Dawes: North Hills

Dawes
North Hills
ATO
2009-09-29

The only trend more popular right now than growing a beard and making music reminiscent of early CSNY is making cinema or television shows with overtly sexual vampires and detailing their interspecies relationships with humans. Fortunately (or unfortunately, depending on your point of view), the melodramatic and over-the-top vampire story arc is absent from the rootsy rockers Dawes’ debut album, North Hills.

Stylistically, the band’s music falls somewhere between the California dreaming sound of She & Him and the bearded folk pop of Fleet Foxes, Band of Horses, and the recently revived Black Crowes. Lovely harmonies, subtle key changes, and lush arrangements of acoustic guitars, pedal steels, and light drums keep the album sounding like the status quo of StereoGum and Pitchfork. And while that may give the band a certain type of hype — the kind that allowed Fleet Foxes last release to skyrocket to the top of several best-of lists — it also gives the band a serious question to answer: What do you have to offer that the other bearded guys don’t?

There’s a pleasant Gram Parsons vibe throughout the album, but that’s a sound Connor Oberst mastered on his eponymous album with more scope. The subtle gospel tinges and sophisticated harmonies of “That Western Skyline” and “Give Me Time” may be splendid, but Monsters of Folk already beat the band to the punch, and the supergroup had a significantly stronger swing. Ryan Adams has already written “When You Call My Name” at least three times, and managed to make his versions a bit interesting by throwing in a few surprising couplets, a talent Dawes lacks.

The lovely, but ultimately of-the-moment production may draw attention to the band, but the biggest problem remains the songwriting. Simple, cliché images are a stock in trade of the group and titles like “Give Me Time” and “If You Let Me Be Your Anchor” practically give themselves away. Images of the city, older men, and entwined hands dot most of the album, and when the band tries to incorporate some more verbose language, the results come off as saccharine or heavy-handed, like on “Love Is All I Am” and God Rest My Soul”. It’s as if the members of the band picked up “Writing Folks Songs 101” and applied every chapter to a song.

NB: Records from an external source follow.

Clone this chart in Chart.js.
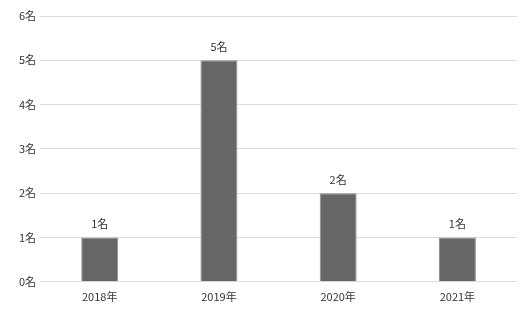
<!DOCTYPE html>
<html>
<head>
<meta charset="utf-8">
<script src="https://cdn.jsdelivr.net/npm/chart.js@4"></script>
<style>
  body { margin: 0; background: #fff; }
  #wrap { width: 520px; height: 320px; }
</style>
</head>
<body>
<div id="wrap"><canvas id="chart"></canvas></div>
<script>
// 年ごとの人数
const years = ['2018年', '2019年', '2020年', '2021年'];
const counts = [1, 5, 2, 1];
const yTicks = [0, 1, 2, 3, 4, 5, 6];

const fontFamily = '"Noto Sans CJK JP", "Noto Sans", sans-serif';

// バーの上に値を表示する
const valueLabels = {
    id: 'valueLabels',
    afterDatasetsDraw(chart) {
        const ctx = chart.ctx;
        const meta = chart.getDatasetMeta(0);
        ctx.save();
        ctx.font = '11px ' + fontFamily;
        ctx.fillStyle = '#333';
        ctx.textAlign = 'center';
        ctx.textBaseline = 'bottom';
        meta.data.forEach((bar, i) => {
            ctx.fillText(counts[i] + '名', bar.x, bar.y - 8);
        });
        ctx.restore();
    }
};

new Chart(document.getElementById('chart'), {
    type: 'bar',
    data: {
        labels: years,
        datasets: [{
            data: counts,
            backgroundColor: '#666666',
            borderColor: '#8a8a8a',
            borderWidth: 1,
            categoryPercentage: 1,
            barPercentage: 0.31
        }]
    },
    options: {
        responsive: true,
        maintainAspectRatio: false,
        animation: false,
        layout: { padding: { top: 16, right: 3, left: 15, bottom: 17 } },
        plugins: {
            legend: { display: false },
            tooltip: { enabled: false }
        },
        scales: {
            x: {
                grid: { display: false },
                border: { display: false },
                ticks: { color: '#333', padding: 0, font: { family: fontFamily, size: 11 } }
            },
            y: {
                min: yTicks[0],
                max: yTicks[yTicks.length - 1],
                afterBuildTicks: axis => { axis.ticks = yTicks.map(v => ({ value: v })); },
                grid: { color: '#dddddd', drawTicks: false },
                border: { display: false },
                ticks: {
                    color: '#333',
                    padding: 4,
                    font: { family: fontFamily, size: 11 },
                    callback: v => v + '名'
                }
            }
        }
    },
    plugins: [valueLabels]
});
</script>
</body>
</html>
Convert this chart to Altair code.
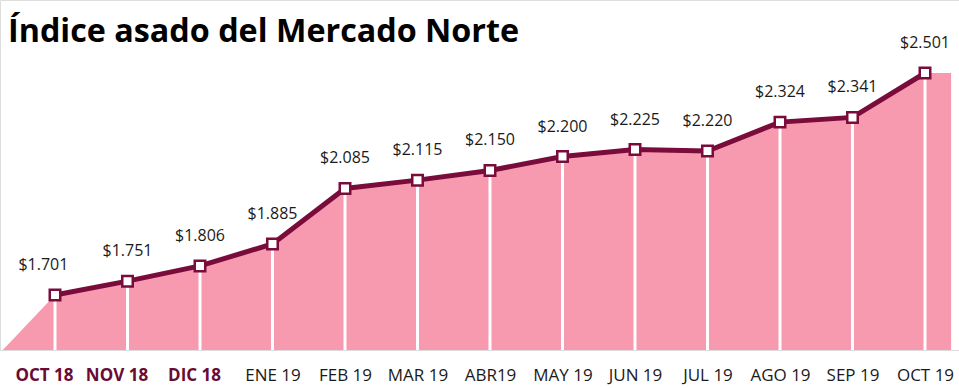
import json
import altair as alt
import pandas as pd

TITLE = "Índice asado del Mercado Norte"
MONTHS = ["OCT 18", "NOV 18", "DIC 18", "ENE 19", "FEB 19", "MAR 19", "ABR19",
          "MAY 19", "JUN 19", "JUL 19", "AGO 19", "SEP 19", "OCT 19"]
VALUES = [1701, 1751, 1806, 1885, 2085, 2115, 2150, 2200, 2225, 2220, 2324, 2341, 2501]
LABELS = ["$1.701", "$1.751", "$1.806", "$1.885", "$2.085", "$2.115", "$2.150",
          "$2.200", "$2.225", "$2.220", "$2.324", "$2.341", "$2.501"]
HIGHLIGHT_COUNT = 3  # first three month labels highlighted

Y_MIN, Y_MAX = 1503, 2764
X_MIN, X_MAX = -0.7586, 12.469
AREA_START, AREA_END = -0.72, 12.36

PINK = "#F79AB0"
MAROON = "#7A0C3C"
LABEL_MAROON = "#6B0A33"

df = pd.DataFrame({"i": list(range(len(VALUES))), "v": VALUES, "label": LABELS,
                   "month": MONTHS, "base": [Y_MIN] * len(VALUES)})
area_df = pd.concat([
    pd.DataFrame({"i": [AREA_START], "v": [Y_MIN]}),
    df[["i", "v"]],
    pd.DataFrame({"i": [AREA_END], "v": [VALUES[-1]]}),
], ignore_index=True)

xs = alt.Scale(domain=[X_MIN, X_MAX], nice=False, zero=False)
ys = alt.Scale(domain=[Y_MIN, Y_MAX], nice=False, zero=False)

label_expr = json.dumps(MONTHS) + "[datum.value]"

x_axis = alt.Axis(
    values=list(range(len(MONTHS))), labelExpr=label_expr, title=None,
    domain=False, ticks=False, grid=False, labelFont="Open Sans", labelFontSize=17,
    labelPadding=17, labelFlush=False, labelOverlap=False,
    labelColor={"condition": {"test": f"datum.value < {HIGHLIGHT_COUNT}", "value": LABEL_MAROON},
                "value": "#1a1a1a"},
    labelFontWeight={"condition": {"test": f"datum.value < {HIGHLIGHT_COUNT}", "value": "bold"},
                     "value": "normal"},
    labelOffset={"condition": [{"test": "datum.value < 2", "value": -11},
                               {"test": "datum.value == 2", "value": -6}],
                 "value": 0},
)

area = alt.Chart(area_df).mark_area(color=PINK, opacity=1).encode(
    x=alt.X("i:Q", scale=xs, axis=x_axis),
    y=alt.Y("v:Q", scale=ys, axis=None),
    y2=alt.Y2(datum=Y_MIN),
)

rules = alt.Chart(df).mark_rule(color="white", strokeWidth=3).encode(
    x=alt.X("i:Q", scale=xs),
    y=alt.Y("v:Q", scale=ys),
    y2="base:Q",
)

line = alt.Chart(df).mark_line(color=MAROON, strokeWidth=5).encode(
    x=alt.X("i:Q", scale=xs),
    y=alt.Y("v:Q", scale=ys),
)

points = alt.Chart(df).mark_point(shape="square", size=110, filled=True, fill="white",
                                   stroke=MAROON, strokeWidth=2.5, opacity=1).encode(
    x=alt.X("i:Q", scale=xs),
    y=alt.Y("v:Q", scale=ys),
)

texts = alt.Chart(df).transform_calculate(
    lx="datum.i == 0 ? datum.i - 0.16 : datum.i"
).mark_text(font="Open Sans", fontSize=16, color="#1a1a1a",
            baseline="alphabetic", dy=-25).encode(
    x=alt.X("lx:Q", scale=xs),
    y=alt.Y("v:Q", scale=ys),
    text="label:N",
)

title = alt.Chart(pd.DataFrame({"t": [TITLE]})).mark_text(
    font="Open Sans", fontSize=32.3, fontWeight="bold", color="#000000",
    align="left", baseline="alphabetic",
).encode(x=alt.value(8), y=alt.value(42), text="t:N")

chart = alt.layer(area, rules, line, points, texts, title).properties(
    width=959, height=350,
    padding={"left": 0, "top": 0, "right": 0, "bottom": 38},
    autosize=alt.AutoSizeParams(type="none"),
).configure_view(stroke=None).configure(background="white")

chart.save("out.html", embed_options={"renderer": "svg", "actions": False})
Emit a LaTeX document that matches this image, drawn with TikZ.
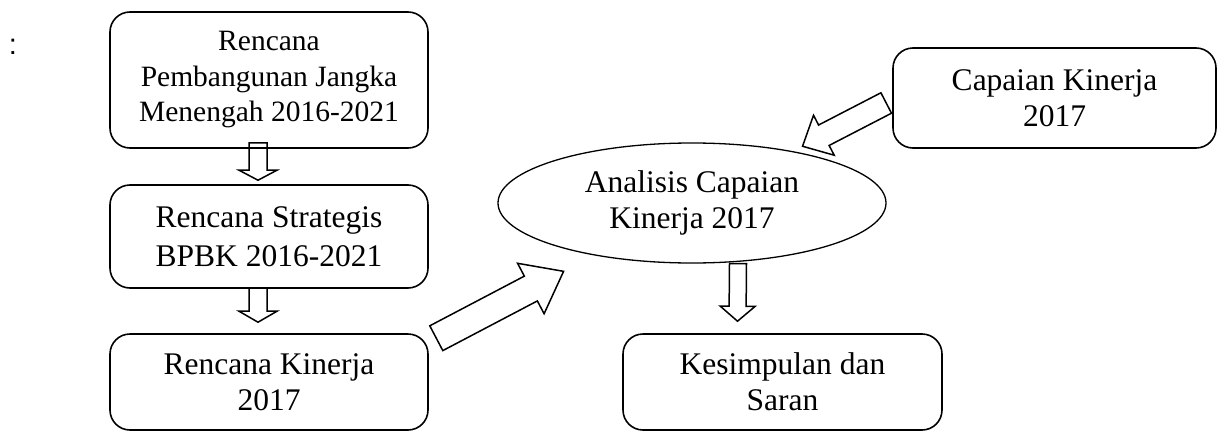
\documentclass[tikz,border=0pt]{standalone}
\usepackage{fontspec}
\setmainfont{Liberation Serif}
\newfontfamily\sansfont{Liberation Sans}
\usepackage{tikz}
\usetikzlibrary{shapes.geometric, calc}

\tikzset{
  box/.style={draw, line width=1.6pt, rounded corners=20pt, align=center,
              font=\fontsize{31.5}{36}\selectfont},
  oval/.style={draw, ellipse, line width=1.3pt, align=center, inner sep=0pt,
               font=\fontsize{31.5}{36}\selectfont},
  blockline/.style={draw, line width=1.5pt, line join=miter}
}

% block arrow: tail, tip, half shaft, half head, head length
\newcommand{\blockarrow}[5]{%
  \coordinate (ba-h) at ($(#2)!#5!(#1)$);
  \draw[blockline] ($(#1)!#3!90:(#2)$) -- ($(ba-h)!#3!90:(#2)$)
    -- ($(ba-h)!#4!90:(#2)$) -- (#2) -- ($(ba-h)!#4!-90:(#2)$)
    -- ($(ba-h)!#3!-90:(#2)$) -- ($(#1)!#3!-90:(#2)$) -- cycle;
}

\begin{document}
\begin{tikzpicture}[x=1pt, y=-1pt]
\useasboundingbox (0,0) rectangle (1218,431);

\node [font=\sansfont\fontsize{29}{35}\selectfont] (colon) at (13,47) {:};

\node [box, font=\fontsize{29.5}{35.5}\selectfont, minimum width=318pt, minimum height=136pt] (rpjm) at (269,80) {Rencana\\Pembangunan Jangka\\Menengah 2016-2021};
\node [box, font=\fontsize{31.5}{39}\selectfont, minimum width=318pt, minimum height=103pt] (renstra) at (269,236.5) {Rencana Strategis\\BPBK 2016-2021};
\node [box, minimum width=318pt, minimum height=96pt] (renkin) at (269,382) {Rencana Kinerja\\2017};

\node [oval, minimum width=388pt, minimum height=120pt] (analisis) at (692,203) {Analisis Capaian\\Kinerja 2017};

\node [box, minimum width=323pt, minimum height=100pt] (capaian) at (1054.5,98) {Capaian Kinerja\\2017};
\node [box, minimum width=319pt, minimum height=96pt] (simpulan) at (782.5,382) {Kesimpulan dan\\Saran};

% ends of the block arrows
\coordinate (a1) at ([xshift=-11pt,yshift=6pt]rpjm.south);
\coordinate (b1) at ([xshift=-11pt,yshift=4pt]renstra.north);
\coordinate (a2) at ([xshift=-11pt,yshift=1pt]renstra.south);
\coordinate (b2) at ([xshift=-11pt,yshift=11pt]renkin.north);
\coordinate (a3) at ([xshift=46pt]analisis.south);
\coordinate (b3) at ([xshift=-45pt,yshift=12pt]simpulan.north);
\coordinate (a4) at ([xshift=7.5pt,yshift=-5pt]renkin.north east);
\coordinate (b4) at ([xshift=-30pt,yshift=-16pt]analisis.208);
\coordinate (a5) at ([xshift=-6pt,yshift=-5pt]capaian.west);
\coordinate (b5) at ([xshift=9pt,yshift=5pt]analisis.27);

\foreach \s/\t/\w/\hw/\hl in {a1/b1/9pt/19pt/10pt,
                              a2/b2/9pt/19pt/11pt,
                              a3/b3/8.5pt/17.5pt/15pt,
                              a4/b4/14pt/28.5pt/37pt,
                              a5/b5/11.5pt/22.5pt/24pt}
    {\blockarrow{\s}{\t}{\w}{\hw}{\hl}}

\end{tikzpicture}
\end{document}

It would also behoove the band to start editing their material, as five songs clock in over five minutes, and the closing “Peace In the Valley” almost makes the seven-minute mark.

What Dawes may lack in unique sonic textures or superb musicianship, frontman Taylor Goldsmith makes up for with his capable pipes. He has the mountain wail down, and even if he lacks the more seasoned nuance of someone like John Cowan, he does his best to bring a certain wide-eyed spirit to the songs. And it’s the youthful songs that Goldsmith excels at. He sounds out of place trying to tell a time narrative like “God Rest My Soul” but cuts into “When My Time Comes” with gusto and energy, and leads the harmony section with real command on “That Western Skyline” in a way that favorably recalls Neil Young.

It would be easy to look at North Hills as a last-ditch effort to hop on a bandwagon, and at times, the band give plenty of proof for that read. However, the band do have talent, if it its talent is sometimes being too obvious in its attempt to fit into a certain mold. If the band can find a way to channel their lovely harmonies and roots heavy sound into a way that gives them more character, they could shoot for a type of stylistic renaissance the Avett Brothers achieved earlier this year. Or perhaps the band could plug in and find a way to match their vocal layering with something more kinetic; either way, expect North Hills to end up on at least three best-of ’09 lists. But you can’t really blame the band, just like you can’t blame the CW for pushing “The Vampire Diaries” onto viewers. Well, okay, maybe you can get a little furious over the latter.